Abstract

As an important geological medium for engineering construction in Southwest China, basalt typically contains natural defects, such as hidden joints and amygdales, which significantly affect its mechanical properties. In this work, the fracture behaviors of basalt with different defects were studied in terms of its strength, deformation and failure characteristics, and crack evolution laws using a comprehensive mesotesting scheme and finite-discrete element method (FDEM) modeling, revealing the failure mechanism of basalt.

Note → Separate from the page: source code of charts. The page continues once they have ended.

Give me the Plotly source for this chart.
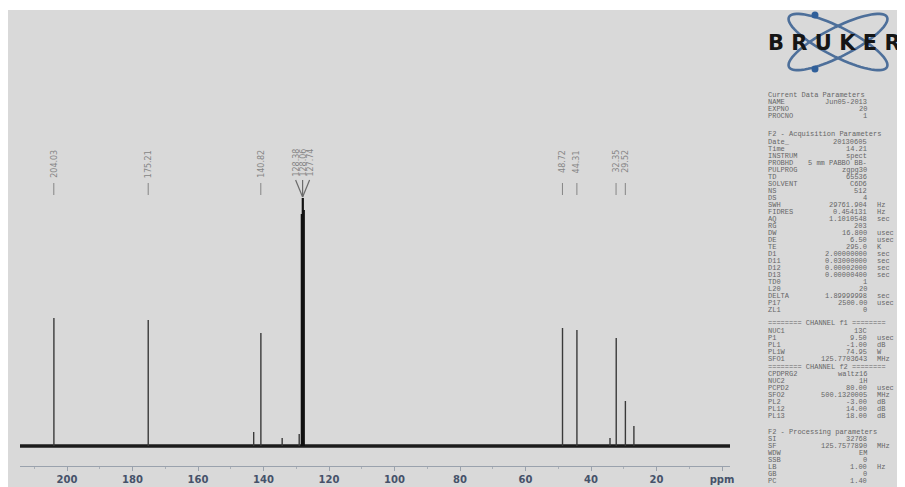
import math
import plotly.graph_objects as go

# browser page places the figure 8px from the top-left corner
PAGE_OFF = 8
WIN_W, WIN_H = 905, 487
W, H = WIN_W - PAGE_OFF, WIN_H - PAGE_OFF

# ---------------- data ----------------
tick_values = [200, 180, 160, 140, 120, 100, 80, 60, 40, 20, 0]
tick_labels = ["200", "180", "160", "140", "120", "100", "80", "60", "40", "20", "ppm"]

peak_ppm = [204.0, 175.2, 143.0, 140.8, 134.3, 129.1, 128.3, 128.0, 127.7,
            48.7, 44.3, 34.2, 32.3, 29.5, 26.9]
peak_height = [128, 126, 14, 113, 8, 12, 232, 248, 236,
               118, 116, 8, 108, 45, 20]

label_ppm = [204.03, 175.21, 140.82, 48.72, 44.31, 32.35, 29.52]
triplet_labels = [128.38, 128.06, 127.74]

acq_rows = [
    ("Date_", "20130605", ""), ("Time", "14.21", ""), ("INSTRUM", "spect", ""),
    ("PROBHD", "5 mm PABBO BB-", ""), ("PULPROG", "zgpg30", ""), ("TD", "65536", ""),
    ("SOLVENT", "C6D6", ""), ("NS", "512", ""), ("DS", "4", ""),
    ("SWH", "29761.904", "Hz"), ("FIDRES", "0.454131", "Hz"), ("AQ", "1.1010548", "sec"),
    ("RG", "203", ""), ("DW", "16.800", "usec"), ("DE", "6.50", "usec"),
    ("TE", "295.0", "K"), ("D1", "2.00000000", "sec"), ("D11", "0.03000000", "sec"),
    ("D12", "0.00002000", "sec"), ("D13", "0.00000400", "sec"), ("TD0", "1", ""),
    ("L20", "20", ""), ("DELTA", "1.89999998", "sec"), ("P17", "2500.00", "usec"), ("ZL1", "0", ""),
]
cur_rows = [("NAME", "Jun05-2013", ""), ("EXPNO", "20", ""), ("PROCNO", "1", "")]
f1_rows = [("NUC1", "13C", ""), ("P1", "9.50", "usec"), ("PL1", "-1.00", "dB"),
           ("PL1W", "74.95", "W"), ("SFO1", "125.7703643", "MHz")]
f2_rows = [("CPDPRG2", "waltz16", ""), ("NUC2", "1H", ""), ("PCPD2", "80.00", "usec"),
           ("SFO2", "500.1320005", "MHz"), ("PL2", "-3.00", "dB"),
           ("PL12", "14.00", "dB"), ("PL13", "18.00", "dB")]
proc_rows = [("SI", "32768", ""), ("SF", "125.7577890", "MHz"), ("WDW", "EM", ""),
             ("SSB", "0", ""), ("LB", "1.00", "Hz"), ("GB", "0", ""), ("PC", "1.40", "")]

# ---------------- layout helpers (window pixels -> paper) ----------------
def px(x):
    return (x - PAGE_OFF) / W

def py(y):
    return 1 - (y - PAGE_OFF) / H

plot_left, plot_right = 20, 730
plot_top, plot_bottom = 10, 466
ppm_per_px = 20 / 65.5
x_left = 200 + (67 - plot_left) * ppm_per_px
x_right = 200 - (plot_right - 67) * ppm_per_px
y_base_px = 446

fig = go.Figure()

# baseline (noise band)
fig.add_trace(go.Scatter(x=[x_left, x_right], y=[0, 0], mode="lines",
                         line=dict(color="#1c1c1c", width=3.5), hoverinfo="skip",
                         showlegend=False))

# peaks
xs, ys, xb, yb = [], [], [], []
for p, h in zip(peak_ppm, peak_height):
    if h > 200:
        xb += [p, p, None]
        yb += [0, h, None]
    else:
        xs += [p, p, None]
        ys += [0, h, None]
fig.add_trace(go.Scatter(x=xs, y=ys, mode="lines", line=dict(color="#3a3a3a", width=1.4),
                         hoverinfo="skip", showlegend=False))
fig.add_trace(go.Scatter(x=xb, y=yb, mode="lines", line=dict(color="#111111", width=2.2),
                         hoverinfo="skip", showlegend=False))

shapes = []
annotations = []

# grey background panel (white strip at top and left)
shapes.append(dict(type="rect", xref="paper", yref="paper", x0=px(7), x1=px(WIN_W + 5),
                   y0=py(WIN_H + 5), y1=py(10), fillcolor="#d9d9d9", line=dict(width=0),
                   layer="below"))

lab_col = "#858585"
# single peak labels
for v in label_ppm:
    annotations.append(dict(x=v, xref="x", y=py(148), yref="paper", yanchor="top",
                            text=f"{v:.2f}", textangle=-90, showarrow=False,
                            font=dict(size=8, color=lab_col, family="DejaVu Sans")))
    shapes.append(dict(type="line", xref="x", yref="paper", x0=v, x1=v,
                       y0=py(183), y1=py(195), line=dict(color=lab_col, width=1)))
# triplet labels with V connector
for i, v in enumerate(triplet_labels):
    off = (i - 1) * 7
    annotations.append(dict(x=triplet_labels[1], xref="x", xshift=off, y=py(147), yref="paper",
                            yanchor="top", text=f"{v:.2f}", textangle=-90, showarrow=False,
                            font=dict(size=8, color=lab_col, family="DejaVu Sans")))
    shapes.append(dict(type="line", xref="x", yref="paper", xsizemode="pixel",
                       xanchor=triplet_labels[1], x0=off, x1=0,
                       y0=py(180), y1=py(197), line=dict(color="#6a6a6a", width=1.2)))

# ---------------- parameter text block ----------------
tcol = "#666666"
tfont = dict(size=7, color=tcol, family="Liberation Mono")
name_x, val_x, unit_x = 766, 869, 875

def add_header(text, y):
    annotations.append(dict(x=px(name_x), y=py(y), xref="paper", yref="paper", text=text,
                            showarrow=False, xanchor="left", yanchor="middle", font=tfont))

def add_rows(rows, y0, step=7):
    for k, (n, v, u) in enumerate(rows):
        y = y0 + k * step
        annotations.append(dict(x=px(name_x), y=py(y), xref="paper", yref="paper", text=n,
                                showarrow=False, xanchor="left", yanchor="middle", font=tfont))
        annotations.append(dict(x=px(val_x), y=py(y), xref="paper", yref="paper", text=v,
                                showarrow=False, xanchor="right", yanchor="middle", font=tfont))
        if u:
            annotations.append(dict(x=px(unit_x), y=py(y), xref="paper", yref="paper", text=u,
                                    showarrow=False, xanchor="left", yanchor="middle", font=tfont))

add_header("Current Data Parameters", 95)
add_rows(cur_rows, 102)
add_header("F2 - Acquisition Parameters", 134)
add_rows(acq_rows, 142)
add_header("======== CHANNEL f1 ========", 323)
add_rows(f1_rows, 331)
add_header("======== CHANNEL f2 ========", 367)
add_rows(f2_rows, 374)
add_header("F2 - Processing parameters", 432)
add_rows(proc_rows, 439)

# ---------------- Bruker logo ----------------
def ellipse_path(cx, cy, a, b, ang_deg, n=72):
    ang = math.radians(ang_deg)
    pts = []
    for k in range(n + 1):
        t = 2 * math.pi * k / n
        ex, ey = a * math.cos(t), b * math.sin(t)
        X = cx + ex * math.cos(ang) - ey * math.sin(ang)
        Y = cy + ex * math.sin(ang) + ey * math.cos(ang)
        pts.append(f"{px(X):.5f},{py(Y):.5f}")
    return "M" + " L".join(pts) + " Z"

logo_blue = "#4d6f9a"
for ang in (27, -27):
    shapes.append(dict(type="path", xref="paper", yref="paper",
                       path=ellipse_path(838, 42, 55, 14.5, ang),
                       line=dict(color=logo_blue, width=2.6)))
for (dx, dy) in ((815, 15), (815, 69)):
    shapes.append(dict(type="circle", xref="paper", yref="paper",
                       x0=px(dx - 3.5), x1=px(dx + 3.5), y0=py(dy + 3.5), y1=py(dy - 3.5),
                       fillcolor="#2f5f9a", line=dict(width=0)))
annotations.append(dict(x=px(766), y=py(43), xref="paper", yref="paper", text="B R U K E R",
                        showarrow=False, xanchor="left", yanchor="middle",
                        font=dict(size=21, color="#151515", family="DejaVu Sans", weight="bold")))

fig.update_layout(
    width=W, height=H,
    margin=dict(l=0, r=0, t=0, b=0),
    paper_bgcolor="white",
    plot_bgcolor="rgba(0,0,0,0)",
    showlegend=False,
    shapes=shapes,
    annotations=annotations,
    xaxis=dict(domain=[px(plot_left), px(plot_right)], range=[x_left, x_right],
               tickvals=tick_values, ticktext=tick_labels, showgrid=False, zeroline=False,
               showline=True, linecolor="#9aa2ad", linewidth=1,
               ticks="outside", ticklen=4, tickcolor="#9aa2ad",
               minor=dict(dtick=10, ticks="outside", ticklen=2, tickcolor="#aab0b8"),
               tickfont=dict(size=10, color="#46526a", family="DejaVu Sans", weight="bold"),
               automargin=False, fixedrange=True),
    yaxis=dict(domain=[py(plot_bottom), py(plot_top)],
               range=[-(plot_bottom - y_base_px), y_base_px - plot_top],
               visible=False, automargin=False, fixedrange=True),
)

fig.write_html("out.html")
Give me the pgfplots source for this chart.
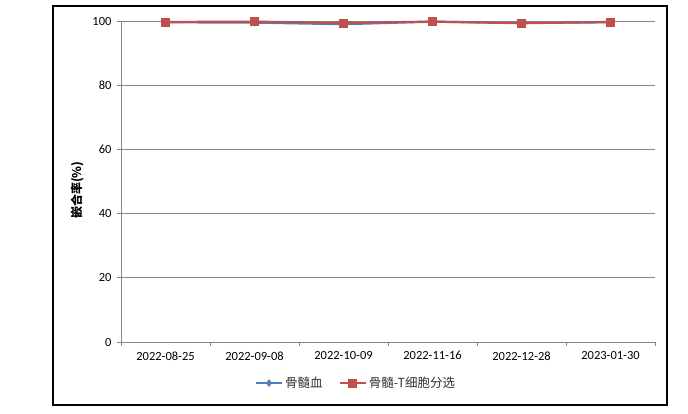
\documentclass[border=0pt]{standalone}
\usepackage{pgfplots}
\pgfplotsset{compat=1.18}
\usepackage{fontspec}
\setmainfont{Carlito}
\newfontfamily\cjk{Noto Sans CJK SC}
\definecolor{exblue}{RGB}{79,129,189}
\definecolor{exred}{RGB}{192,80,77}
\definecolor{exgrid}{RGB}{134,134,134}
\begin{document}
\begin{tikzpicture}[x=1pt,y=1pt]
\useasboundingbox (0,0) rectangle (688,413);
\fill[white] (0,0) rectangle (688,413);
\draw[black,line width=2.5pt] (53,8) rectangle (667,407);
\begin{axis}[
  at={(121pt,71pt)}, anchor=south west,
  scale only axis, width=534pt, height=321pt,
  xmin=0.5, xmax=6.5, ymin=0, ymax=100,
  axis lines=left, axis line style={-, exgrid, line width=0.8pt},
  xtick={1,2,3,4,5,6},
  xticklabels={2022-08-25,2022-09-08,2022-10-09,2022-11-16,2022-12-28,2023-01-30},
  major x tick style={draw=none},
  minor xtick={0.5,1.5,2.5,3.5,4.5,5.5,6.5},
  minor x tick style={exgrid, line width=0.8pt},
  minor tick length=4pt,
  ytick={0,20,40,60,80,100},
  major tick length=4pt,
  tick align=outside,
  y tick style={exgrid, line width=0.8pt},
  ymajorgrids, major grid style={exgrid, line width=0.8pt},
  ticklabel style={font=\fontsize{12.5}{14}\selectfont, text=black},
  /pgf/number format/assume math mode=true,
  xticklabel style={yshift=-2pt},
  yticklabel style={xshift=-2pt},
  ylabel={\cjk\bfseries 嵌合率(\%)},
  ylabel style={font=\fontsize{12}{14}\selectfont, at={(axis description cs:-0.082,0.473)}, anchor=center},
  legend columns=2,
  legend style={draw=none, fill=none, at={(axis description cs:0.44,-0.128)}, anchor=center,
    font=\cjk\fontsize{12.5}{14}\selectfont, text=black!80, /tikz/every even column/.append style={column sep=14pt}},
  legend cell align=left,
  legend image code/.code={\draw[mark repeat=2,mark phase=2] plot coordinates {(0pt,0pt)(13pt,0pt)(26pt,0pt)};},
  clip=false,
]
\addplot[exblue, line width=2.2pt, mark=diamond*, mark size=3.5pt, mark options={fill=exblue, draw=exblue, line width=0.5pt}]
  coordinates {(1,99.6) (2,99.5) (3,99.0) (4,99.8) (5,99.4) (6,99.6)};
\addlegendentry{骨髓血}
\addplot[exred, line width=2.2pt, mark=square*, mark size=4pt, mark options={fill=exred, draw=exred, line width=0.5pt}]
  coordinates {(1,99.7) (2,99.8) (3,99.4) (4,99.8) (5,99.3) (6,99.7)};
\addlegendentry{骨髓-T细胞分选}
\end{axis}
\end{tikzpicture}
\end{document}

The results showed that: (1) Intact specimens exhibiting high strength and smooth stress–strain curves burst instantly when loaded to the peak strength, and the corresponding acoustic emission events are abnormally concentrated, indicating a fragmentation failure mode. (2) The strength of fractured samples decreases significantly, the stress–strain curve is bimodal or multimodal, and the acoustic emission events are very active during the entire failure process, which is closely related to the local damage generated during each significant stress drop, with tension dominant, shear dominant, or tension–shear composite failure modes. (3) For amygdaloidal basalt samples with a serrated stress–strain curve, each small-scale stress drop is accompanied by the initiation, propagation, and coalescence of microcracks, resulting in relatively scattered acoustic emission events, indicating a splitting failure mode. (4) Because of the small particle size, dense arrangement, good uniformity, and high strength at the grain scale, intact basalt exhibits a relatively uniform stress field easily induced under loading, leading to an extremely high strength, fragmentation failure mode, and significant brittleness. However, a heterogeneous stress field near the original defects, such as hidden joints or amygdales, is prominent, and it significantly affects the fracture paths, which is the main reason for the strong randomness of the mechanical properties, evident strength reduction, and significant change in the failure modes. The research results can provide reference for revealing the occurrence mechanism, guiding warning systems, and formulating control methods for high-stress disasters in hard brittle rocks.